In fact, I don’t think love happens that easily. I don’t think you realise you’re in love that easily either. It might take you years of knowing someone to fall in love with them. And it might take you years to realise it.
I think it’s never love at first sight either. It’s just attraction at first sight unless you are willing to agree that love is all about physical looks and does not have anything to do with the heart or personality of the person.
The thing is, it’s okay to realise you never really loved somebody and then walk away. As long as you are not breaking any hearts.
It’s also okay to adore something from afar but change your mind when you come closer. When you come closer, you see the true face, you realise what it was all about from the beginning and sometimes it might so happen that you realise you were wrong in judging. You thought wrong. It was not exactly what you thought.

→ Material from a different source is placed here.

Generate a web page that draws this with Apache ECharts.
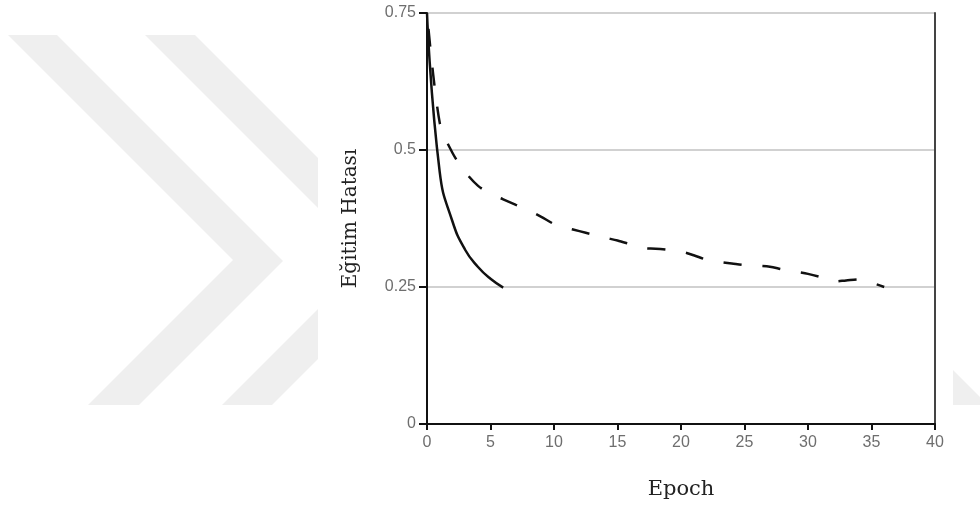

That person looked inviting from afar but it was a disgusting personality and you saw it only after they let you in. And then you came back out. It’s pretty simple. Sometimes you might get wrong, take them for something they weren’t, and not take them for what they actually were.
It’s okay to make those mistakes.
As it is truly said in this poem I wrote—
It’s okay to adore something from afar.
But change your mind when you come closer.
Like find the moon pretty when you’re in love,
And see the craters only when it’s over.
And it’s okay to like their smile, their laugh
And making up an imaginary future together
It’s okay to lose yourself in creating someone else
As long as you don’t remain lost forever.
Take care of this. And take care of yourself before you take care of anyone else.